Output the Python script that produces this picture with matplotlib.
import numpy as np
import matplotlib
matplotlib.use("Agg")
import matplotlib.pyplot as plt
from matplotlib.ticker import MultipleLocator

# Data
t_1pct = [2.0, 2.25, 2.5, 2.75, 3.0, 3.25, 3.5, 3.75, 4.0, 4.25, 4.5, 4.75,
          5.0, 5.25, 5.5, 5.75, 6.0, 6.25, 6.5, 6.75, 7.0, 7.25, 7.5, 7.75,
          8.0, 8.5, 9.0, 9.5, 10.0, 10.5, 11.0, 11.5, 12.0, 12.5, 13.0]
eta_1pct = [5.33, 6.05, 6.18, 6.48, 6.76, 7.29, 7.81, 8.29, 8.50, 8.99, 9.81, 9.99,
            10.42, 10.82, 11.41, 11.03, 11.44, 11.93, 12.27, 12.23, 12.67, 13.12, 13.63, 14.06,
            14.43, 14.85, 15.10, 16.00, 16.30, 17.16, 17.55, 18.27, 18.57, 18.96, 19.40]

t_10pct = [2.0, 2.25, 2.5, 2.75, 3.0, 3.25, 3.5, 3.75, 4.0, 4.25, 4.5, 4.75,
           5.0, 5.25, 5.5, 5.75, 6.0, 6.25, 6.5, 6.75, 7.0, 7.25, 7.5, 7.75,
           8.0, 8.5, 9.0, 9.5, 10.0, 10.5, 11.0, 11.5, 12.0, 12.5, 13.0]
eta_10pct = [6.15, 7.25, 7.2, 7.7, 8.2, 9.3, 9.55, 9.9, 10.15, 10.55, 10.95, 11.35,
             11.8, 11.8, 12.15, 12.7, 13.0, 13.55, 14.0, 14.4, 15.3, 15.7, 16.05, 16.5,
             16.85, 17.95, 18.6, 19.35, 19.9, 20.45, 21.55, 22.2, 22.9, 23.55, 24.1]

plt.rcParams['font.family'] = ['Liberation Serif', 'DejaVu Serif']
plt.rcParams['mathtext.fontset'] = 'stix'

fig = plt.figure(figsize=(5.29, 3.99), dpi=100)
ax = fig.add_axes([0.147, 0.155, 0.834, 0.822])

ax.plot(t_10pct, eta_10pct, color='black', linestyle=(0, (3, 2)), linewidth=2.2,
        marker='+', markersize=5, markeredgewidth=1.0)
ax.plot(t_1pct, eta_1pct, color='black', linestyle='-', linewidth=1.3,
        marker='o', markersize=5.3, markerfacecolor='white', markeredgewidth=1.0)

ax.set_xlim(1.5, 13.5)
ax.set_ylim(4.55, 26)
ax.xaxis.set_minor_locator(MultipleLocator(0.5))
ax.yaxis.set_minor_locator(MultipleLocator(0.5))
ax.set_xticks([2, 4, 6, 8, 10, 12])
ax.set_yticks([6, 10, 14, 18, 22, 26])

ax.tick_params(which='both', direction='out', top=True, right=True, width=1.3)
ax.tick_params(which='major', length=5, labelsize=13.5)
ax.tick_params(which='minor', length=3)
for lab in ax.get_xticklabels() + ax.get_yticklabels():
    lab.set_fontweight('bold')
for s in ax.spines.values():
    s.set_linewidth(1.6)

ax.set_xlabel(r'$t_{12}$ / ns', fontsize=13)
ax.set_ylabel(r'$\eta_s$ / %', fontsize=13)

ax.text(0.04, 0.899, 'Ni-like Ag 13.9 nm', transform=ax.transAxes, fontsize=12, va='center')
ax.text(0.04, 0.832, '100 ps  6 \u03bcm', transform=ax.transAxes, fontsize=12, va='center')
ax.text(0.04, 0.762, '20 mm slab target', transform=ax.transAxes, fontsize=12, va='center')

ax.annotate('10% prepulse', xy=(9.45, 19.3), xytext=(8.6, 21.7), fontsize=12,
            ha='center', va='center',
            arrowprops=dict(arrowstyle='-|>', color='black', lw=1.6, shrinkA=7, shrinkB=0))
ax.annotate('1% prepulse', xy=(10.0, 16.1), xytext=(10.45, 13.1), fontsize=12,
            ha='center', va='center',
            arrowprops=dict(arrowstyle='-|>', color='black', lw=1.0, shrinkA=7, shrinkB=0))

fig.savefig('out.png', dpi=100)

---

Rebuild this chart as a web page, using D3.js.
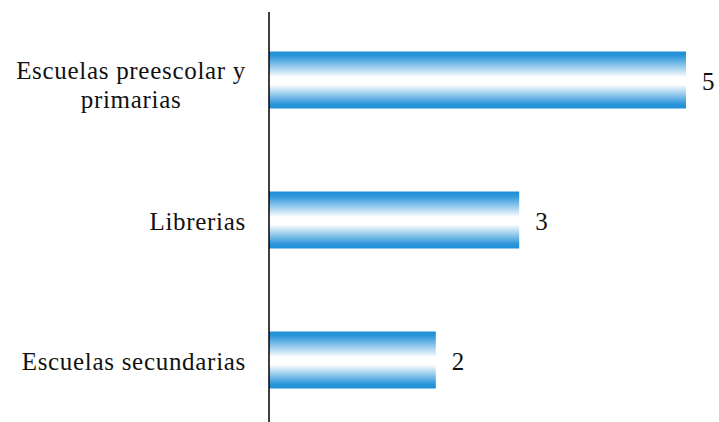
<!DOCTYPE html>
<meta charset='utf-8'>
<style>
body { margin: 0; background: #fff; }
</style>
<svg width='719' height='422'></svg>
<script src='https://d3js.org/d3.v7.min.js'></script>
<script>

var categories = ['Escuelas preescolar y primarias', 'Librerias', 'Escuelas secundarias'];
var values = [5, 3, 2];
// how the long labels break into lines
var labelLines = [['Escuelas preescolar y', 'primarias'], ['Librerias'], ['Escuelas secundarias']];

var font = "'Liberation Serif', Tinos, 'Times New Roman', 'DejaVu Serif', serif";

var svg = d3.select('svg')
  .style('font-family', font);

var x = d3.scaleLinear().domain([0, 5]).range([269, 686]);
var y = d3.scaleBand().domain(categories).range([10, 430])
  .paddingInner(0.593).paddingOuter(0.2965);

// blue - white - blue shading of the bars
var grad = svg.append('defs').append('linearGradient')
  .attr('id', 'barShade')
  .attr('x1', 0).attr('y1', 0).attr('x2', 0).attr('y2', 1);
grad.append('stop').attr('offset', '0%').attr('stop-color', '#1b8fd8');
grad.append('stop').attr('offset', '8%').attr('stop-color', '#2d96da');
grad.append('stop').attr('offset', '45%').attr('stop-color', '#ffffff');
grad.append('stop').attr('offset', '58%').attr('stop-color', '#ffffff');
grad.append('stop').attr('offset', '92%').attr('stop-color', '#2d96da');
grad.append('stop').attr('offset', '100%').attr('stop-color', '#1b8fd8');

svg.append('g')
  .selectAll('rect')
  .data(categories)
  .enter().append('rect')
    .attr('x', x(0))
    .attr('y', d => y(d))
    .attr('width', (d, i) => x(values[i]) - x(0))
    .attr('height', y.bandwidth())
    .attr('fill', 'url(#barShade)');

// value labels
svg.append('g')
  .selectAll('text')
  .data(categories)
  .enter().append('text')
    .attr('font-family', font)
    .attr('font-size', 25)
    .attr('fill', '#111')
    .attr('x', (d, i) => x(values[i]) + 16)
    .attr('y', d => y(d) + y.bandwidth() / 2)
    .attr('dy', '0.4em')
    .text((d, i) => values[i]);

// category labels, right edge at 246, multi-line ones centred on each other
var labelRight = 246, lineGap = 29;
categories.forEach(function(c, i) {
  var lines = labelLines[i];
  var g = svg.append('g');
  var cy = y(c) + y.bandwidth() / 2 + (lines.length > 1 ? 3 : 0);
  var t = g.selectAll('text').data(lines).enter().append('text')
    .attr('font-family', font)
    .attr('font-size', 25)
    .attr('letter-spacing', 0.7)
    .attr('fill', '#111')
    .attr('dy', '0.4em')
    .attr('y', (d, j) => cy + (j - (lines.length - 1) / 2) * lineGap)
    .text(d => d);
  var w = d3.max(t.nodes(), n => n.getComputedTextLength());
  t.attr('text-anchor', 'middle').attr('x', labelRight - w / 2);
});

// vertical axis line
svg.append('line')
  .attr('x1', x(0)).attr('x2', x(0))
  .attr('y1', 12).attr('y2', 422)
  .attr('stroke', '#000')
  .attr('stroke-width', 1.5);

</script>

- AIM
Report every line in the data above in which the word "matplotlib" appears.

- TASK ANSWER
Output the Python script that produces this picture with matplotlib.
import matplotlib
matplotlib.use("Agg")
import matplotlib.pyplot as plt
from matplotlib.ticker import MultipleLocator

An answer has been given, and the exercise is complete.